En las relaciones interpersonales quizá la dificultad extrema de nuestro tiempo consista en que un buen número de personas son incapaces de ver más allá de aquello que sienten. El mundo de los sentimientos guía, dirige, coordina y manda. Cuando esto se inserta en las estructuras y organizaciones, bajo una aparente diversidad, lo que ocurre es que se hace imposible la comunión. Es uno de los retos del liderazgo que frecuentemente deriva en fracaso, porque no hay asignatura más compleja que aquella que abarca y une la razón, la fe y el corazón.
Solo quien ha aprendido a dialogar consigo mismo y ha experimentado un ejercicio de sanación hasta perdonarse, adquiere una conciencia clara de sí. Solo quien es capaz de agradecer el bien que le rodea en los demás, sus triunfos y cualidades, está capacitado para una auténtica relación horizontal, diáfana y sin fantasmas que enturbien la aceptación del otro. Llegados a este punto, casi nos ocurre como aquel grupo de discípulos (y discípulas), no nos queda otra que exclamar: “si esto es así, ¿quién se puede salvar?”.

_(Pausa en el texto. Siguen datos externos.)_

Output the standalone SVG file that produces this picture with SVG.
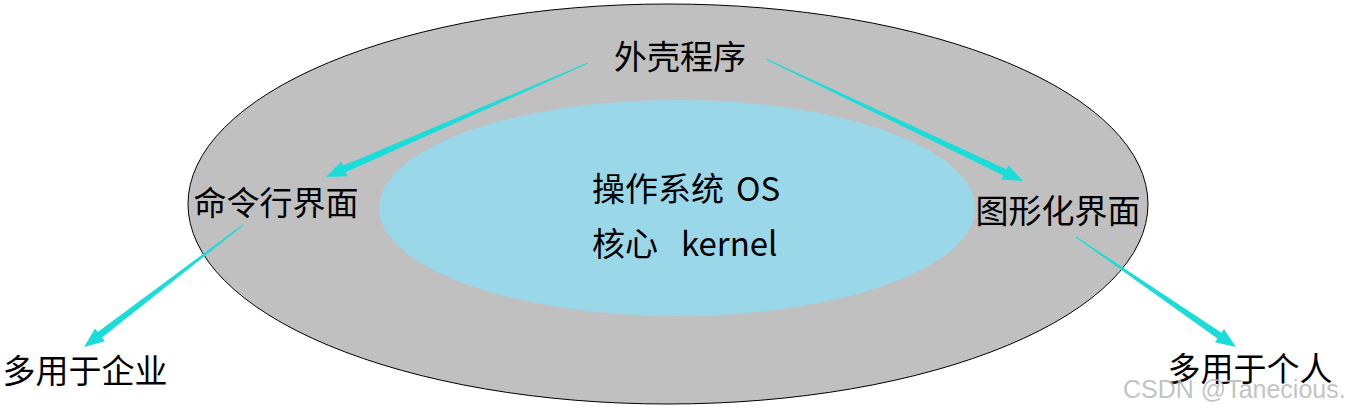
<svg xmlns="http://www.w3.org/2000/svg" width="1354" height="413" viewBox="0 0 1354 413">
  <style>
    .t { font-family: "Microsoft YaHei", "Noto Sans CJK SC", "Noto Sans", sans-serif; font-size: 33px; fill: #000; }
    .arrow { fill: #1ADCD8; stroke: none; }
    .wm { font-family: "Liberation Sans", Arial, sans-serif; font-size: 25px; fill: #b8b8b8; fill-opacity: 0.85; }
  </style>
  <rect width="1354" height="413" fill="#ffffff"/>
  <g id="shell">
    <ellipse cx="668" cy="204" rx="480" ry="200" fill="#C0C0C0" stroke="#000" stroke-width="1"/>
  </g>
  <g id="kernel">
    <ellipse cx="677" cy="208" rx="298" ry="108" fill="#9AD8E9"/>
    <text class="t" x="592" y="201">操作系统 <tspan x="736">OS</tspan></text>
    <text class="t" x="592" y="256">核心 <tspan x="681">kernel</tspan></text>
  </g>
  <g id="shell-label">
    <text class="t" x="680" y="69" text-anchor="middle">外壳程序</text>
  </g>
  <g id="cli">
    <text class="t" x="276" y="215" text-anchor="middle">命令行界面</text>
  </g>
  <g id="gui">
    <text class="t" x="1058" y="223" text-anchor="middle">图形化界面</text>
  </g>
  <g id="enterprise">
    <text class="t" x="85" y="383" text-anchor="middle">多用于企业</text>
  </g>
  <g id="personal">
    <text class="t" x="1250" y="381" text-anchor="middle">多用于个人</text>
  </g>
  <g id="connectors">
    <polygon class="arrow" points="587.8,62.5 342.9,165.8 341.1,161.7 326,177 347.5,176.3 345.7,172.2 588.2,63.5"/>
    <polygon class="arrow" points="765.8,59.5 1003.4,175.6 1001.5,179.6 1023,181 1008.3,165.2 1006.4,169.2 766.2,58.5"/>
    <polygon class="arrow" points="242.7,224.6 97.8,332.0 95.0,328.5 84,347 104.8,341.2 102.0,337.6 243.3,225.4"/>
    <polygon class="arrow" points="1075.7,237.4 1217.5,338.6 1215.0,342.3 1236,347 1224.0,329.1 1221.5,332.8 1076.3,236.6"/>
  </g>
  <text class="wm" x="1123" y="398">CSDN @Tanecious.</text>
</svg>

Llegar a una auténtica comprensión de uno mismo es un ejercicio de maduración que posiblemente nos lleve unos cuantos años, los que Dios nos conceda de vida. La clave está en saber vivir en proceso. No romper jamás el diálogo de autorreconocimiento de uno mismo, preguntarnos por las razones –poco razonables– de nuestros asertos y posturas. Disminuir juicios hasta extinguirlos, leer pensamientos diferentes, valorar otras visiones, escuchar otros paradigmas, pensar… y orar, orar mucho.

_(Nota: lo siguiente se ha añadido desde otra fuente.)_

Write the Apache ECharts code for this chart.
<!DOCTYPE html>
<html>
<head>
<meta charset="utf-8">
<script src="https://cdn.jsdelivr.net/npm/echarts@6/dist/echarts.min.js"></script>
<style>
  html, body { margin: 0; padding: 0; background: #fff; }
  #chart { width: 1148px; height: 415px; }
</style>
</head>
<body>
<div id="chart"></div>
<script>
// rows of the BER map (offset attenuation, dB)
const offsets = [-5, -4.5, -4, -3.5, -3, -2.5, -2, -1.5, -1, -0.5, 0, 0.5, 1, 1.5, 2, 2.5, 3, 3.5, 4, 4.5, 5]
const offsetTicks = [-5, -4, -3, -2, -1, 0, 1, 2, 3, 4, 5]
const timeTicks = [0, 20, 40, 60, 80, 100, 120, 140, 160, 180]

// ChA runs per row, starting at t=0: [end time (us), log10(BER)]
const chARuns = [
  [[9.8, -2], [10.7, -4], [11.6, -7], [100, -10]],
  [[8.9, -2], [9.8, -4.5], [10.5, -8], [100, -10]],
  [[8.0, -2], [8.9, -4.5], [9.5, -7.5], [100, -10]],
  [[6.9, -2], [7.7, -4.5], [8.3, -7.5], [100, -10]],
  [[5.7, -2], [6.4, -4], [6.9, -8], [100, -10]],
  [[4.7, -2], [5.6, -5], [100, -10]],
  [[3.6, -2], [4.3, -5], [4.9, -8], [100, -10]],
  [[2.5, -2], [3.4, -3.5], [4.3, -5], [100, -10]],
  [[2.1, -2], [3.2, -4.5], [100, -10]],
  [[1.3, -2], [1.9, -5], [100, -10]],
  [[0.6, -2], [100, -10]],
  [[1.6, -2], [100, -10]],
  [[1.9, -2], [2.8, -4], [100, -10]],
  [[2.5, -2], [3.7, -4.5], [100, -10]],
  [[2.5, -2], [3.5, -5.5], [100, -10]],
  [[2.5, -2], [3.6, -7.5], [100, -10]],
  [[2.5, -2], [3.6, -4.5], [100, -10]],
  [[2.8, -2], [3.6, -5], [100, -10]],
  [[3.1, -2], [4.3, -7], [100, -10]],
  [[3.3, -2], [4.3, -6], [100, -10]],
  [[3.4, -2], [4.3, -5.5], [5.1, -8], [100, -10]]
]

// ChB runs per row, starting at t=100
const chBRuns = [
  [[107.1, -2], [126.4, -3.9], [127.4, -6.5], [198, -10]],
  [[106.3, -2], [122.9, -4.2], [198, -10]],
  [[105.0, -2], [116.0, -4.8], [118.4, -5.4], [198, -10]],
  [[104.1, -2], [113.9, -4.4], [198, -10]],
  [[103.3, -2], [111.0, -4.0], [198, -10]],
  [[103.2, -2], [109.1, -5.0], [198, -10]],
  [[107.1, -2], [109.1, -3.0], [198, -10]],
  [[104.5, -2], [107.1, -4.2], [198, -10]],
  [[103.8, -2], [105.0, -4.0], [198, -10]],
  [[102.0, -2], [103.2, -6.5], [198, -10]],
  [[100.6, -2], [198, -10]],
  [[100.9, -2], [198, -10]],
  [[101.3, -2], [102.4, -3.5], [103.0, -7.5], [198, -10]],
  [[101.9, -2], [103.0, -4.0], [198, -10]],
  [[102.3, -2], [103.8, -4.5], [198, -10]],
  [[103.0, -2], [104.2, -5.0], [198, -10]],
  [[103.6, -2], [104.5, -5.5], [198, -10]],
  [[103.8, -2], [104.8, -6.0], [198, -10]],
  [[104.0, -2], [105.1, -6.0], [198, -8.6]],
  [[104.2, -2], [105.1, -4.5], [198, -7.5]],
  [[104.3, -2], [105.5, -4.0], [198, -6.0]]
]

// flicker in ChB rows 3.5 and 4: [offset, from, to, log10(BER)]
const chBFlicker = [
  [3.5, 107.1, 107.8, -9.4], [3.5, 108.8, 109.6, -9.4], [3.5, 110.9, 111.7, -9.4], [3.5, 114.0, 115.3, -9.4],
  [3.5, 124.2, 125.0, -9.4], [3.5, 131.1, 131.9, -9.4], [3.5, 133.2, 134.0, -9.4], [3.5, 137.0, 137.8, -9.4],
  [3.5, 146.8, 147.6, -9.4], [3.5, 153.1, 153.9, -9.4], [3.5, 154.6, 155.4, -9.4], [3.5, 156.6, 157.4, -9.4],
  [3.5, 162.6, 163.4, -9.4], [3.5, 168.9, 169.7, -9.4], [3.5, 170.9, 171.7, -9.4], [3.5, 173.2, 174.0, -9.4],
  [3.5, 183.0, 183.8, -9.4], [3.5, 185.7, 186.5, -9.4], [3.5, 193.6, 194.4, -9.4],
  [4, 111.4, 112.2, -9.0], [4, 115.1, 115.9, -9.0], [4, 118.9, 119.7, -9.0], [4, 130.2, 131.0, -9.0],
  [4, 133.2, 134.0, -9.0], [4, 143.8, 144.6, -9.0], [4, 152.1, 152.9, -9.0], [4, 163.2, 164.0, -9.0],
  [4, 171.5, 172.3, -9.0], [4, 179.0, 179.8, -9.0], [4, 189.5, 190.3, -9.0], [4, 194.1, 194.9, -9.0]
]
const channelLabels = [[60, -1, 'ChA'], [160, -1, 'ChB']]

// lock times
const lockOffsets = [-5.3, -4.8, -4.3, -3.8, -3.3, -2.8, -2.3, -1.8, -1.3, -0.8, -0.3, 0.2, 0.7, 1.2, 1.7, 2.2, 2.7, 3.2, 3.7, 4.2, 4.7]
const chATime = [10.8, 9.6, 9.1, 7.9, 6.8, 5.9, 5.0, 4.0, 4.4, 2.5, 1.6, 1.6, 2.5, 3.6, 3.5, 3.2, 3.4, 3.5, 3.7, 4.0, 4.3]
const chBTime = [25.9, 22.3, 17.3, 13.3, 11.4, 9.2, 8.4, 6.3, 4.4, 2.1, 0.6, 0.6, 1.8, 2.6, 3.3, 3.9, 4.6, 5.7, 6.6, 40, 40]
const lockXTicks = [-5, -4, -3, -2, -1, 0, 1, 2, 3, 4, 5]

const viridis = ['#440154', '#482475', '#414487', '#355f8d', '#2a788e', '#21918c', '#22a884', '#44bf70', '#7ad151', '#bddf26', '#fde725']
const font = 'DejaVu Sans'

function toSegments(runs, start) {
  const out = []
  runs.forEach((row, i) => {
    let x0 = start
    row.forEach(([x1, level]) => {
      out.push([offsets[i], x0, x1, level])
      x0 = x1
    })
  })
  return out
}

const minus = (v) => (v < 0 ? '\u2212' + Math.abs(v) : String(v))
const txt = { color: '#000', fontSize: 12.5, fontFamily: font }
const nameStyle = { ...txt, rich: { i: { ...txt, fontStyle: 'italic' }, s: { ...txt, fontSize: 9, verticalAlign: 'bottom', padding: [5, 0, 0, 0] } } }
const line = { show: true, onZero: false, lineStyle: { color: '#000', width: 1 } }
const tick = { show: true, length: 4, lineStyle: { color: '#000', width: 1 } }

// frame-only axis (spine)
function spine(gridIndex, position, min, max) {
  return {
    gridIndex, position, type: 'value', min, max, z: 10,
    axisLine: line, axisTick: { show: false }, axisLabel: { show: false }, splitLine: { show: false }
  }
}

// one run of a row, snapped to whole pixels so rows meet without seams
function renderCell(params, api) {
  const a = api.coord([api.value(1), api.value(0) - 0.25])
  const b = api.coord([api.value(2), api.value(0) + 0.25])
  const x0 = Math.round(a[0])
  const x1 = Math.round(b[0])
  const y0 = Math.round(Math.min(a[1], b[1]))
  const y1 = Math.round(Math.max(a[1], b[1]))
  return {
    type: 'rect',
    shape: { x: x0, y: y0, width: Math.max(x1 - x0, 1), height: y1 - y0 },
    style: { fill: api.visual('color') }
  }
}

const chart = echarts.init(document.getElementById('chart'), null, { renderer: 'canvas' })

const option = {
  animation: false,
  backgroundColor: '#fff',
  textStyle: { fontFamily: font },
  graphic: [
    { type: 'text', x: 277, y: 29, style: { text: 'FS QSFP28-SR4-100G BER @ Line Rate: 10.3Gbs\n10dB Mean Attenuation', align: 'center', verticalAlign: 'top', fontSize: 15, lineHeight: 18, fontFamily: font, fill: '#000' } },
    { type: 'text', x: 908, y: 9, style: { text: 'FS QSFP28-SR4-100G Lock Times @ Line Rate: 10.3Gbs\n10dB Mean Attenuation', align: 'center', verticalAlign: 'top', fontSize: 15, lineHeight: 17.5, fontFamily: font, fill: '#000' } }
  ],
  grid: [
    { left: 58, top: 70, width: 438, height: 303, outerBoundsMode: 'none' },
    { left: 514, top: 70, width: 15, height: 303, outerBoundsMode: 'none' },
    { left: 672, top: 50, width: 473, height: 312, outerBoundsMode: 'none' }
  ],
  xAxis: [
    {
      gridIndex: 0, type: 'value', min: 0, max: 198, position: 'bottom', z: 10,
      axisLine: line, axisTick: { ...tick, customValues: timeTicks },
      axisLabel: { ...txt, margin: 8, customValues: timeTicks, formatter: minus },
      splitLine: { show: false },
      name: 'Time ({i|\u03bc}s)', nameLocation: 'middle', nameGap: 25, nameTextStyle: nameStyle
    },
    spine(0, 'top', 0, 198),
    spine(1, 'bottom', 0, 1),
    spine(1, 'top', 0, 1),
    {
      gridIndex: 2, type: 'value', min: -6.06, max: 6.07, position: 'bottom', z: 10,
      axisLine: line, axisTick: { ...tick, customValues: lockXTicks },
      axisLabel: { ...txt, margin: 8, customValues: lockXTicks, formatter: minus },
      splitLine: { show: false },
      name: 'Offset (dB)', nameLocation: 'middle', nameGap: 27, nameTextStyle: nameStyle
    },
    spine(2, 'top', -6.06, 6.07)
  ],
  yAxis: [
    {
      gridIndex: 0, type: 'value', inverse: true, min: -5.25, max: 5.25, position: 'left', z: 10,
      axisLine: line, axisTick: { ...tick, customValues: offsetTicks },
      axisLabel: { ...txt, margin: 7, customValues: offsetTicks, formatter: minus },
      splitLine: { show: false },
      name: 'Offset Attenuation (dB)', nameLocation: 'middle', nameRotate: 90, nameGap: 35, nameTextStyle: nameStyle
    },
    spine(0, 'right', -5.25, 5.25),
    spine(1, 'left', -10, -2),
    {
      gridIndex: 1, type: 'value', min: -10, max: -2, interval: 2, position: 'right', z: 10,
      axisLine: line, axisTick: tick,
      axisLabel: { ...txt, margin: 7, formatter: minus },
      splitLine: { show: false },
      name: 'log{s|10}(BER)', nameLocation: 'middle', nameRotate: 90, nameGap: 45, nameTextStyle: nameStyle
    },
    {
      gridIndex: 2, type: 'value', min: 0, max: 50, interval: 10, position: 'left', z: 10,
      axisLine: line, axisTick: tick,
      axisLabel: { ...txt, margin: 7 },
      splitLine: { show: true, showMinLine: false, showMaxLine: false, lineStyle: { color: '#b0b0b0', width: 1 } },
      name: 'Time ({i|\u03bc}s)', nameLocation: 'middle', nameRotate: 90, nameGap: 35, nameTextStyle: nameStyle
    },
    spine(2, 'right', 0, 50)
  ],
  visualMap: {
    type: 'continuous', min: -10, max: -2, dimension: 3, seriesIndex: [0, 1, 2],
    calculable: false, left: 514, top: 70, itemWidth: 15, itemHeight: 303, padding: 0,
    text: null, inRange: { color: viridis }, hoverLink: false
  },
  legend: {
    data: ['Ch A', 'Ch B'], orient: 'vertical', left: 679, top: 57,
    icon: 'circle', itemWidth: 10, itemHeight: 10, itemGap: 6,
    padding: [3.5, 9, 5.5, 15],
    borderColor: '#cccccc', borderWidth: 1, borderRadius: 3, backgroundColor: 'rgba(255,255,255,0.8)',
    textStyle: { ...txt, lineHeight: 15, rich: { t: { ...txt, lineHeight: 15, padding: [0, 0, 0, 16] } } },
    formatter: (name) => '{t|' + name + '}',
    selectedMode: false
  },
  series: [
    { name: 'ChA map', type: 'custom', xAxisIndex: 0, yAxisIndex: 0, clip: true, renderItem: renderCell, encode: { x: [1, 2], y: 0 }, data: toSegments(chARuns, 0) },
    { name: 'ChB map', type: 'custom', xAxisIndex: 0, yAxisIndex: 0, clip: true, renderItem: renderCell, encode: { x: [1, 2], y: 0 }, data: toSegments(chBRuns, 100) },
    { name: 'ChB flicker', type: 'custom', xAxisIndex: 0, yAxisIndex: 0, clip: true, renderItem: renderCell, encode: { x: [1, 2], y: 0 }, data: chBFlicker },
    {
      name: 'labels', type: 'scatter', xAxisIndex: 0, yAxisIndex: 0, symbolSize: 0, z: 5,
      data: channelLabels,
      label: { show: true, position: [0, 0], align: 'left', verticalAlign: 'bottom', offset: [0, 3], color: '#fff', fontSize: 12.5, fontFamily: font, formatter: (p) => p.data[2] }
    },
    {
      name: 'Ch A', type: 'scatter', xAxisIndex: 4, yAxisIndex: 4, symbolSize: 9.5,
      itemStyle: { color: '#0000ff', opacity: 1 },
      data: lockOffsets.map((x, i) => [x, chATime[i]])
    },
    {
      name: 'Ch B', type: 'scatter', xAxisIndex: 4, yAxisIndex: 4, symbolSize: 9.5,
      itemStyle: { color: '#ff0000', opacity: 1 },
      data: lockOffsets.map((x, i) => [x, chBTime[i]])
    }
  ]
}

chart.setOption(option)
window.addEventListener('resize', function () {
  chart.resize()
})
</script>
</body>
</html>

Este es el camino que nos saca de no pocas obsesiones y centra la vida en una emoción que aglutina, reúne y ordena… Considero además que este es un trabajo pendiente y necesario en la comunidad cristiana, en los principios de sinodalidad, en la construcción de una comunidad y en el liderazgo de una congregación. Percibo, en conjunto, más obsesión que emoción compartida. Obsesión por tener la razón, triunfar, vencer, “salirme con la mía” o demostrar que “mando”. Obsesión por sacar adelante las cosas según aquellos principios que a mí me llevan justificando décadas. Obsesión porque los demás lleguen a sentir y pensar como yo; obsesión por creerme en posesión de la verdad; obsesión por contar solo con quienes no discutan ni cuestionen mis principios… Obsesión porque mis formas parezcan, ciertamente, de este tiempo, aunque escondan un clericalismo enfermizo que no me permite valorar nada más que lo que vivo, creo y siento. Obsesión, incluso, para que mi capricho suene a discernimiento.

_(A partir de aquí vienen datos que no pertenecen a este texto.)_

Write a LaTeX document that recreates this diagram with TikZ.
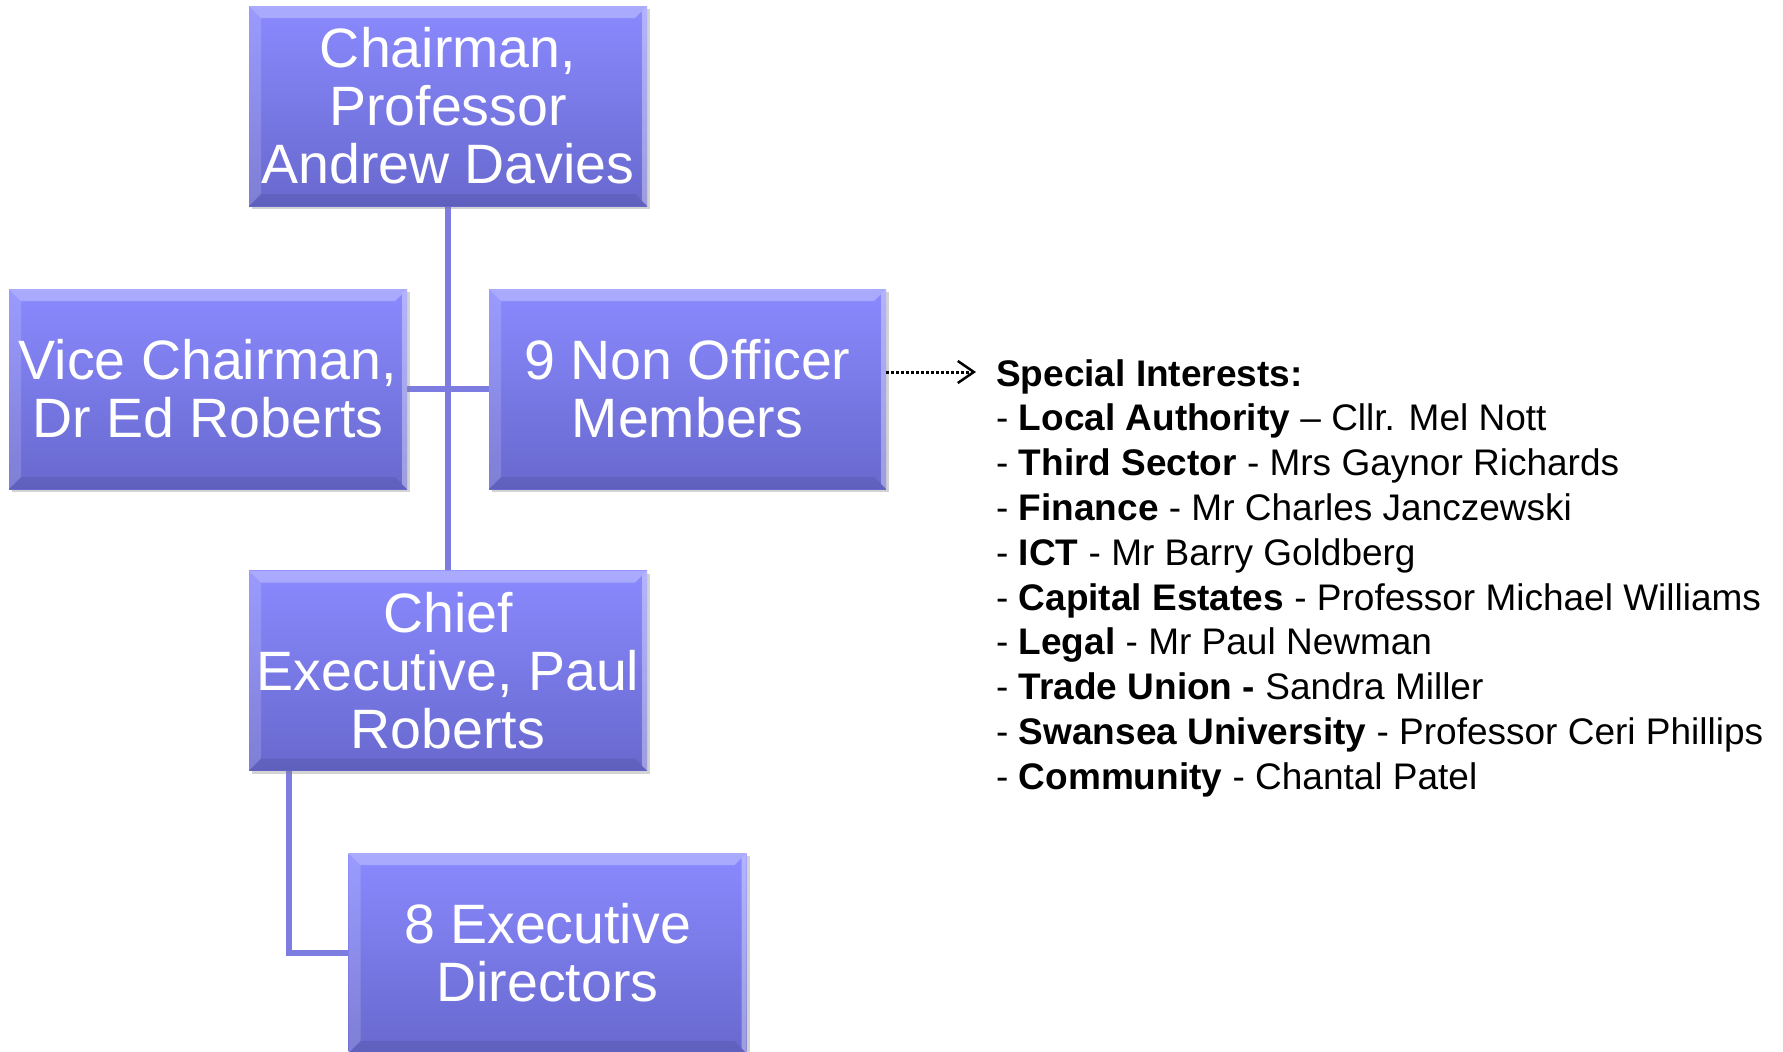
\documentclass[tikz,border=0pt]{standalone}
\usepackage{fontspec}
\setmainfont{Liberation Sans}
\usetikzlibrary{shadows,arrows.meta}
\definecolor{boxtop}{RGB}{138,138,255}
\definecolor{boxbot}{RGB}{104,104,206}
\definecolor{connc}{RGB}{125,125,225}
\tikzset{
  orgbox/.style={rectangle, minimum width=398pt, minimum height=200pt, inner sep=0pt,
    top color=boxtop, bottom color=boxbot, draw=none, text=white, align=center,
    font=\fontsize{55.5pt}{58pt}\selectfont,
    drop shadow={shadow xshift=3pt, shadow yshift=-3pt, opacity=0.35},
    path picture={
      \fill[white,opacity=0.28] (path picture bounding box.north west) -- (path picture bounding box.north east)
        -- ([xshift=-12pt,yshift=-12pt]path picture bounding box.north east) -- ([xshift=12pt,yshift=-12pt]path picture bounding box.north west) -- cycle;
      \fill[white,opacity=0.15] (path picture bounding box.north west) -- (path picture bounding box.south west)
        -- ([xshift=12pt,yshift=12pt]path picture bounding box.south west) -- ([xshift=12pt,yshift=-12pt]path picture bounding box.north west) -- cycle;
      \fill[black,opacity=0.08] (path picture bounding box.south west) -- (path picture bounding box.south east)
        -- ([xshift=-12pt,yshift=12pt]path picture bounding box.south east) -- ([xshift=12pt,yshift=12pt]path picture bounding box.south west) -- cycle;
      \fill[white,opacity=0.35] (path picture bounding box.north east) -- (path picture bounding box.south east)
        -- ([xshift=-5pt,yshift=5pt]path picture bounding box.south east) -- ([xshift=-5pt,yshift=-5pt]path picture bounding box.north east) -- cycle;
    }},
  conn/.style={draw=connc, line width=6pt},
  listtext/.style={anchor=base west, inner sep=0pt, font=\fontsize{37pt}{44.8pt}\selectfont, text=black}
}
\begin{document}
\begin{tikzpicture}[x=1pt,y=-1pt]
\useasboundingbox (0,0) rectangle (1783,1052);
% connectors (behind)
\coordinate (chs) at (448,207);
\coordinate (cen) at (448,571);
\draw[conn] (chs) -- (cen);
\draw[conn] (407,389) -- (489,389);
\draw[conn] (289,770) |- (348,953);
% boxes
\node[orgbox] (ch) at (448,106) {Chairman,\\Professor\\Andrew Davies};
\node[orgbox] (vc) at (208,389) {Vice Chairman,\\Dr Ed Roberts};
\node[orgbox, minimum width=397pt] (no) at (687.5,389) {9 Non Officer\\Members};
\node[orgbox] (ce) at (448,670.5) {Chief\\Executive, Paul\\Roberts};
\node[orgbox] (ed) at (547.5,953) {8 Executive\\Directors};
% dotted arrow
\coordinate (tip) at (976,372);
\draw[dash pattern=on 3pt off 2pt, line width=3pt, -{Straight Barb[length=16pt,width=22pt,line width=2.5pt]}] (no.east |- tip) -- (tip);
% list
\node[listtext] (l0) at (996,386) {\bfseries Special Interests:};
\node[listtext] (l1) at (996,430.8) {- \textbf{Local Authority} – Cllr. Mel Nott};
\node[listtext] (l2) at (996,475.6) {- \textbf{Third Sector} - Mrs Gaynor Richards};
\node[listtext] (l3) at (996,520.4) {- \textbf{Finance} - Mr Charles Janczewski};
\node[listtext] (l4) at (996,565.2) {- \textbf{ICT} - Mr Barry Goldberg};
\node[listtext] (l5) at (996,610) {- \textbf{Capital Estates} - Professor Michael Williams};
\node[listtext] (l6) at (996,654.8) {- \textbf{Legal} - Mr Paul Newman};
\node[listtext] (l7) at (996,699.6) {- \textbf{Trade Union -} Sandra Miller};
\node[listtext] (l8) at (996,744.4) {- \textbf{Swansea University} - Professor Ceri Phillips};
\node[listtext] (l9) at (996,789.2) {- \textbf{Community} - Chantal Patel};
\end{tikzpicture}
\end{document}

Lo más complejo de las patologías es verlas venir. Una vez que se instalan no te queda más que disimularlas, sortearlas o paliarlas. Considero que con el liderazgo nos está ocurriendo algo de esto. Hay más disimulo y tratamiento paliativo que innovación. Hay mucho estilo directivo con palabras muy sinodales; mucha comprensión aparente que destila soberbia; mucho monólogo disfrazado de claridad y diálogo. Paradójicamente, es una obsesión porque son posturas que ofrecen rostro de seguridad; sin embargo, no provocan la participación ni el encuentro, fortalecen el aislamiento, la protección y el temor. Por supuesto, son estilos de liderazgo que no emocionan porque nunca comparten qué sienten. Es más, intentan que los sentimientos nunca aparezcan porque no los suelen tener integrados y, en consecuencia, no están preparados o preparadas para acogerlos.
Estimo que para salir de esta patología obsesiva de intentar “salvar los muebles” de una estructura vitalmente gastada, necesitamos líderes, ellos y ellas, que vuelvan a emocionarse con la escucha de la Palabra y la atención a las palabras de sus hermanos y hermanas. La vida consagrada es vida y no puede detenerse, pero de algún modo se ha de parar, contener y reducir esta deriva de convocatorias sin vida y sin horizonte, para entender desde la fe, la razón y el corazón qué quiere y en dónde nos quiere el Espíritu. Eso es liderar.